SOURCE EXCERPT.
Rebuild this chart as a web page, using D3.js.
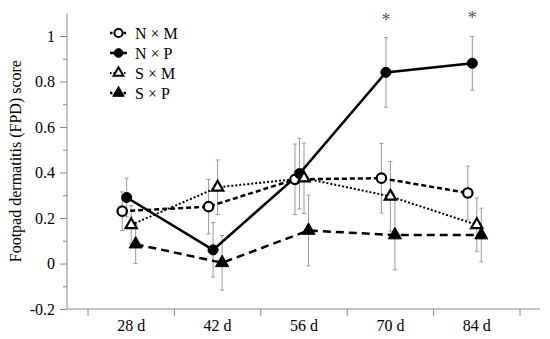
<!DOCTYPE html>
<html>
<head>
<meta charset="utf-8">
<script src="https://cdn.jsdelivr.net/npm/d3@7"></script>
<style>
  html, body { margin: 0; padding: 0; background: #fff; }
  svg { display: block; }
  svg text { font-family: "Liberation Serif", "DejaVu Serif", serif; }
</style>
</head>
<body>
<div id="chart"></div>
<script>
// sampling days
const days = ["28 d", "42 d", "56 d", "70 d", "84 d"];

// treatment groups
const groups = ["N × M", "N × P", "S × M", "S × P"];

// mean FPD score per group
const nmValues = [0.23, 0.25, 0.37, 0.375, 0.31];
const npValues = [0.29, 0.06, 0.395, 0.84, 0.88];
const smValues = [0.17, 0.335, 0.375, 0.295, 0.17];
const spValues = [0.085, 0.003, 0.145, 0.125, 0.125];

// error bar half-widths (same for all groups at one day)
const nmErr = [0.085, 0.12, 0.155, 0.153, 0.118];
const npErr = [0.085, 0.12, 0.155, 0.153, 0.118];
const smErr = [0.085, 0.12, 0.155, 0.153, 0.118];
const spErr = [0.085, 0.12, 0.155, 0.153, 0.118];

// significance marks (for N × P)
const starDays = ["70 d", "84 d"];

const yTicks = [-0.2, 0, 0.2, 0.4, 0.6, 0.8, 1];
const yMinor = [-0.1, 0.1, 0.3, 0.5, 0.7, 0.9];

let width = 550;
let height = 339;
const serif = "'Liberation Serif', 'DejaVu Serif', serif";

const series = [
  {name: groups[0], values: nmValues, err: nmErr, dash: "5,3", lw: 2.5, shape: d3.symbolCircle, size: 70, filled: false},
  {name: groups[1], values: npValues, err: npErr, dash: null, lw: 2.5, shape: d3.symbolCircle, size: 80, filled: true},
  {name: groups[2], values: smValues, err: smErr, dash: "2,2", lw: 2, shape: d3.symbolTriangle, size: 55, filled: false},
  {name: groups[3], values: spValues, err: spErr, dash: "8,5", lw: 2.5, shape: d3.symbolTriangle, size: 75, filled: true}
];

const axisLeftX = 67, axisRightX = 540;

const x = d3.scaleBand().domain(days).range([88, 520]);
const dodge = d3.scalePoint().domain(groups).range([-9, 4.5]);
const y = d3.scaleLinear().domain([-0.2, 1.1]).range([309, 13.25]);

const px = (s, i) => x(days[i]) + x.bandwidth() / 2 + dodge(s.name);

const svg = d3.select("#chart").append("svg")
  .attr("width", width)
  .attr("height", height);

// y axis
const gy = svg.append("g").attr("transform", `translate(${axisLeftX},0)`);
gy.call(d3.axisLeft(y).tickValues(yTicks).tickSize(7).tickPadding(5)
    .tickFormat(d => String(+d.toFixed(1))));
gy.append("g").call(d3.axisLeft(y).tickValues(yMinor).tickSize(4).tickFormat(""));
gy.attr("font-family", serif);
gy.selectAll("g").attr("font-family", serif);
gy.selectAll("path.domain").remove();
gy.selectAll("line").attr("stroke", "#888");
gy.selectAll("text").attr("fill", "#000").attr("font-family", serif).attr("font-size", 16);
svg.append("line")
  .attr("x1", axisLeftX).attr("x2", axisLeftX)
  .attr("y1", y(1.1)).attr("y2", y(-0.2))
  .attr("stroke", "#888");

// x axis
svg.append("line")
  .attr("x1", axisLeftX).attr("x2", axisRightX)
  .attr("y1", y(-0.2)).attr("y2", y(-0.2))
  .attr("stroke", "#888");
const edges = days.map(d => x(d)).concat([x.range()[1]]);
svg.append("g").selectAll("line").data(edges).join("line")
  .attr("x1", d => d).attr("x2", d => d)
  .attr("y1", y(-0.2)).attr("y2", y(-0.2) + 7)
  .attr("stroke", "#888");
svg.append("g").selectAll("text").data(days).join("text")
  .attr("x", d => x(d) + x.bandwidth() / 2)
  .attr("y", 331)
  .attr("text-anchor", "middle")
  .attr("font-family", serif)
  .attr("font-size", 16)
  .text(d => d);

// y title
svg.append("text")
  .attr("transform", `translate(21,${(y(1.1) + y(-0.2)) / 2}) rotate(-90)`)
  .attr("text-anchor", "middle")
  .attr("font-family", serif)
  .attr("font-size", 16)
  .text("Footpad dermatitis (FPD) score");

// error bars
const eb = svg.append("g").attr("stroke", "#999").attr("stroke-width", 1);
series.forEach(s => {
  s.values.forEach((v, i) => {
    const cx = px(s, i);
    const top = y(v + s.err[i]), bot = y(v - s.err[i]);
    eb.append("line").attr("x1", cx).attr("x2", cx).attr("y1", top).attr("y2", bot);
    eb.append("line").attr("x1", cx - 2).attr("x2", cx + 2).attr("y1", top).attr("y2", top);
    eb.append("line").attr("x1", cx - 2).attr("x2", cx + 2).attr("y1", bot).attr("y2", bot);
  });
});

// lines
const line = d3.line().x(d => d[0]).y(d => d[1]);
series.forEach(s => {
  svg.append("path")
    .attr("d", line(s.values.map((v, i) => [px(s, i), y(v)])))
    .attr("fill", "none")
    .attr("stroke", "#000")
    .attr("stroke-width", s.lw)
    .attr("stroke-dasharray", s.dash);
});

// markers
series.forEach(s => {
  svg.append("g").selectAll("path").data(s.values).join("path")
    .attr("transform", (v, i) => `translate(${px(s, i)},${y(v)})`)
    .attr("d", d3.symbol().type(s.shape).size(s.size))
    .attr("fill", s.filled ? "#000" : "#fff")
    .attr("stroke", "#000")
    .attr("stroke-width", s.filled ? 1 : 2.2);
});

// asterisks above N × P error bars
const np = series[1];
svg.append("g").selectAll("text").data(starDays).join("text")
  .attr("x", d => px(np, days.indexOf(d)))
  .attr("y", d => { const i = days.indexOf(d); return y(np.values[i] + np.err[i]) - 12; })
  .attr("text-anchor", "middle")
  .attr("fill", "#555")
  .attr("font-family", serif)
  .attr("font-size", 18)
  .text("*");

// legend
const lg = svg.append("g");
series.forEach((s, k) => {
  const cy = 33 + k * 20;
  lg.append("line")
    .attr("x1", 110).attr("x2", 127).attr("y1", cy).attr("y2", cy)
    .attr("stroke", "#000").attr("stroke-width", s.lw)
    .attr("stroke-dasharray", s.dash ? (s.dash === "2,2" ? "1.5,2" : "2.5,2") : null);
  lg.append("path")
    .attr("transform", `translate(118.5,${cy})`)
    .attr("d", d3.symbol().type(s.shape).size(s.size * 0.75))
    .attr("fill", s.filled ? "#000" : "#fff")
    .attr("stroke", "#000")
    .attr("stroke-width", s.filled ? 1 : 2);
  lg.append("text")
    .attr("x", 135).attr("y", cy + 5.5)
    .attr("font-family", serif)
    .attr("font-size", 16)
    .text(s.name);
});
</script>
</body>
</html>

SET EXERCISE.
Look through the data and show every line containing "chart".

TASK RESULT.
Rebuild this chart as a web page, using D3.js.
<div id="chart"></div>
const svg = d3.select("#chart").append("svg")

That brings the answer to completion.